FLAME Y CITRON cambia Holanda por Dinamarca, pero el trasfondo sobre el que orbita su argumento tiene los mismos colores de infamia, idéntico hedor a pólvora, iguales dimensiones de tragedia. También se empareja con la de Verhoeven en su concepto del relato asumido desde lo clásico, en cuanto a recipiente de asuntos que van desplegándose, en una lineal y admirable concatenación de hechos y efectos hasta el cierre, más o menos concluyente, ambiguo o memorable. La historia de los dos resistentes daneses en el gran conflicto armado del siglo que sajó el orden del mundo es, ante todo, puro cine. Más bien reivindica el cariz lúdico de este arte llamado el séptimo, su noble entretenimiento -nada que ver con los mamotretos descerebrados-, su firme, nunca autocomplacida bandeja dramática. Y, corriendo los (burdos) tiempos que corren, es algo más que loable.

Da mucho juego el marco intrigante de un nazismo fantasmagórico, cuyos tentáculos riegan de vísceras las frías callejuelas, los sombríos esquinazos de la vida. Ole Christian Madsen pulsa con solidez las teclas de la memoria pero no se arrima al documento historicista ahogado en pretensiones. Apenas se intuye en su película un ánimo por sentar cátedra, adoctrinar o escorarnos a ideologías mascadas. Prefiere el danés contornear sus criaturas y darles entidad desde ese escenario teatral, ceniciento paisaje que asusta en su tremenda precisión. Es ésta una aventura sin coartadas ni concesiones, el ancho gozo de contarnos los azares y destinos cruzados de dos amigos, su contienda común por defender grandes empresas. En ese discurso acompasado, en ningún instante víctima del frenesí tan goloso para algunos niñatos con cámara, la dualidad psicológica enriquece el mero festín narrativo y va orientando nuestra mirada, gratificándola a golpes de sabio control visual. No hay embarullamiento, ausentes están las pedradas a la inteligencia del espectador. Lo que aquí transcurre se llena de equilibrio entre el pentagrama intenso que sirve de decorado y los acordes serenos con los que estas figuras del horror y la injusticia, de los ideales robustos y la conciencia, quedan perfiladas.

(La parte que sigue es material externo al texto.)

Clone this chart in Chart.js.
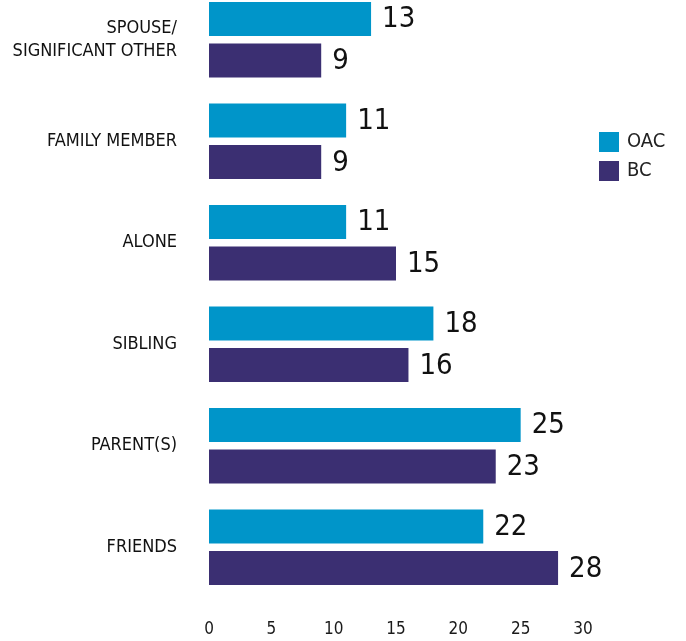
<!DOCTYPE html>
<html>
<head>
<meta charset="utf-8">
<script src="https://cdn.jsdelivr.net/npm/chart.js@4.4.1/dist/chart.umd.min.js"></script>
<style>
  html, body { margin: 0; padding: 0; background: #fff; overflow: hidden; }
  #chart { position: absolute; left: 0; top: -11px; }
</style>
</head>
<body>
<canvas id="chart" width="686" height="652"></canvas>
<script>
// categories, top to bottom
const categories = [
  ["SPOUSE/", "SIGNIFICANT OTHER"],
  "FAMILY MEMBER",
  "ALONE",
  "SIBLING",
  "PARENT(S)",
  "FRIENDS"
];
const seriesNames = ["OAC", "BC"];
const oacValues = [13, 11, 11, 18, 25, 22];
const bcValues = [9, 9, 15, 16, 23, 28];
const xTicks = [0, 5, 10, 15, 20, 25, 30];

const BLUE = "#0095c9";
const PURPLE = "#3b2f72";
const FONT = "'DejaVu Sans Condensed', 'DejaVu Sans', sans-serif";

// value labels at the end of each bar
const valueLabels = {
  id: "valueLabels",
  afterDatasetsDraw(chart) {
    const ctx = chart.ctx;
    ctx.save();
    ctx.font = "29px " + FONT;
    ctx.fillStyle = "#111";
    ctx.textAlign = "left";
    ctx.textBaseline = "middle";
    chart.data.datasets.forEach((ds, i) => {
      chart.getDatasetMeta(i).data.forEach((bar, j) => {
        ctx.fillText(ds.data[j], bar.x + 11, bar.y + 1);
      });
    });
    ctx.restore();
  }
};

// legend at the right side, beside the upper groups
const sideLegend = {
  id: "sideLegend",
  afterDraw(chart) {
    const ctx = chart.ctx;
    const x = chart.chartArea.right + 16;
    let y = 143;
    ctx.save();
    ctx.font = "20px " + FONT;
    ctx.textBaseline = "middle";
    chart.data.datasets.forEach(ds => {
      ctx.fillStyle = ds.backgroundColor;
      ctx.fillRect(x, y, 20, 20);
      ctx.fillStyle = "#222";
      ctx.fillText(ds.label, x + 28, y + 10);
      y += 29;
    });
    ctx.restore();
  }
};

new Chart(document.getElementById("chart"), {
  type: "bar",
  data: {
    labels: categories,
    datasets: [
      { label: seriesNames[0], data: oacValues, backgroundColor: BLUE,
        categoryPercentage: 0.82, barPercentage: 0.82 },
      { label: seriesNames[1], data: bcValues, backgroundColor: PURPLE,
        categoryPercentage: 0.82, barPercentage: 0.82 }
    ]
  },
  options: {
    indexAxis: "y",
    responsive: false,
    animation: false,
    layout: { padding: { left: 0, right: 103, top: 0, bottom: 0 } },
    plugins: {
      legend: { display: false },
      tooltip: { enabled: false }
    },
    scales: {
      x: {
        min: 0,
        max: 30,
        afterBuildTicks: scale => { scale.ticks = xTicks.map(v => ({ value: v })); },
        afterFit: scale => { scale.height = 43; },
        grid: { display: false, drawTicks: false },
        border: { display: false },
        ticks: {
          padding: 21,
          color: "#1a1a1a",
          font: { family: FONT, size: 17 }
        }
      },
      y: {
        afterFit: scale => {
          scale.width = 209;
          scale.paddingTop = 0;
          scale.paddingBottom = 0;
        },
        grid: { display: false, drawTicks: false },
        border: { display: false },
        ticks: {
          padding: 32,
          color: "#111",
          font: { family: FONT, size: 18, lineHeight: 1.28 }
        }
      }
    }
  },
  plugins: [valueLabels, sideLegend]
});
</script>
</body>
</html>
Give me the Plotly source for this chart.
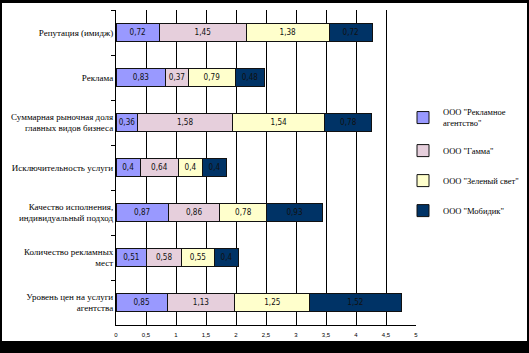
import plotly.graph_objects as go

categories = [
    "Репутация (имидж)",
    "Реклама",
    "Суммарная рыночная доля<br>главных видов бизнеса",
    "Исключительность услуги",
    "Качество исполнения,<br>индивидуальный подход",
    "Количество рекламных<br>мест",
    "Уровень цен на услуги<br>агентства",
]
series_names = [
    'ООО "Рекламное<br>агентство"',
    'ООО "Гамма"',
    'ООО "Зеленый свет"',
    'ООО "Мобидик"',
]
s_reklamnoe = [0.72, 0.83, 0.36, 0.40, 0.87, 0.51, 0.85]
s_gamma = [1.45, 0.37, 1.58, 0.64, 0.86, 0.58, 1.13]
s_zeleny = [1.38, 0.79, 1.54, 0.40, 0.78, 0.55, 1.25]
s_mobidik = [0.72, 0.48, 0.78, 0.40, 0.93, 0.40, 1.52]
x_ticks = [0, 0.5, 1, 1.5, 2, 2.5, 3, 3.5, 4, 4.5, 5]

series_values = [s_reklamnoe, s_gamma, s_zeleny, s_mobidik]
colors = ["#9999FF", "#E6CFDC", "#FFFFCC", "#003366"]

SERIF = "Liberation Serif"
SANS = "DejaVu Sans Condensed, Liberation Sans"

def fmt(v):
    return ("%g" % v).replace(".", ",")

fig = go.Figure()
for i, (name, vals, col) in enumerate(zip(series_names, series_values, colors)):
    fig.add_trace(go.Bar(
        y=categories, x=vals, name=name, orientation="h",
        marker=dict(color=col, line=dict(color="#111111", width=1)),
        text=[fmt(v) for v in vals], textposition="inside",
        insidetextanchor="middle", textangle=0,
        textfont=dict(family=SANS, size=9, color="#111111"),
        legendgroup="g%d" % i,
    ))

W, H = 529, 353
L, R, T, B = 116, 416, 10, 325
pw, ph = R - L, B - T

def px2paper_x(px):
    return (px - L) / pw

def px2paper_y(py):
    return (B - py) / ph

fig.update_layout(
    width=W, height=H,
    margin=dict(l=L, r=W - R, t=T, b=H - B, pad=0, autoexpand=False),
    barmode="stack", bargap=0.6,
    separators=", ",
    paper_bgcolor="black", plot_bgcolor="white",
    font=dict(family=SERIF, size=9, color="black"),
    uniformtext=dict(minsize=8, mode="show"),
    showlegend=True,
    legend=dict(
        x=px2paper_x(403), y=px2paper_y(100), xanchor="left", yanchor="top",
        font=dict(family=SERIF, size=8.5, color="black"),
        traceorder="grouped", tracegroupgap=11, bgcolor="rgba(0,0,0,0)",
        itemwidth=30,
    ),
    shapes=[dict(
        type="rect", xref="paper", yref="paper", layer="below",
        x0=px2paper_x(2), x1=px2paper_x(527), y0=px2paper_y(341), y1=px2paper_y(3),
        fillcolor="white", line=dict(width=0),
    )],
)
fig.update_xaxes(
    range=[0, 5], tickvals=x_ticks, showgrid=True, gridcolor="black", gridwidth=1,
    showline=True, linecolor="black", linewidth=1, zeroline=False, automargin=False,
    tickfont=dict(family="Liberation Sans", size=6, color="black"), ticks="", ticklabelstandoff=4,
)
fig.update_yaxes(
    autorange="reversed", showline=True, linecolor="black", linewidth=1, automargin=False,
    ticks="outside", tickson="boundaries", ticklen=4, tickcolor="black",
    tickfont=dict(family=SERIF, size=9, color="black"), showgrid=False,
)
fig.write_html("out.html")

Uno podría equivocar el juicio sobre el film, dejarse arrastrar por erradas sensaciones de mecánica en la forma de relatarnos la fábula atroz. Insisto en que Verhoeven se destapó los aires de trascendencia y abogó por la desnudez formularia aunque efectiva de su crónica de espionaje. Lo mismo sucede en uno de los títulos que -es un presentimiento- mayor desprecio sufrirá en taquilla. Enterradas las toscas moralinas, obviado el prisma maniqueo de estos seres ya asentados en el pedestal de las leyendas, queda un coherente repaso por las encrucijadas vitales de dos personajes no ajenos al miedo y la esperanza, a un sueño de libertad y a los diversos matices de la lucha. Obra poliédrica que rechaza de pleno el torpedeo emocional, prefiriendo el dosificador, el goteo incesante y cautivador de las pequeñas hazañas hasta configurar el cuadro final, tan grotesco como en realidad se reveló.

Si en un principio se acerca al precipicio del estereotipo y la marioneta sin alma, a los márgenes difusos de una hagiografía descafeinada imbuida de una falsa (y cómoda) épica, salva los muebles el director haciendo acopio de un sobrio discurso formal, un respetable empaque artístico como respetuoso es su exorcismo de espectros e ilusiones del pasado. A algunos parecerá gélida, incapaz de dar calor al torbellino pespuntado sin apenas tregua, sin que la morosidad empañe el ritmo. Pero tal vez sea más vitamínico este cine discreto, equidistante entre lo tenebroso y lo heroico, digno por habitar las antípodas del mercadeo de baratijas. Son de agradecer radiografías de antiguas vilezas y convicciones cuando no desprenden los molestos tufos de la manipulación, ya sea a nivel humano o en los resortes aparatosos, estridentes, casi siempre huecos con los que ganarse la venia del público.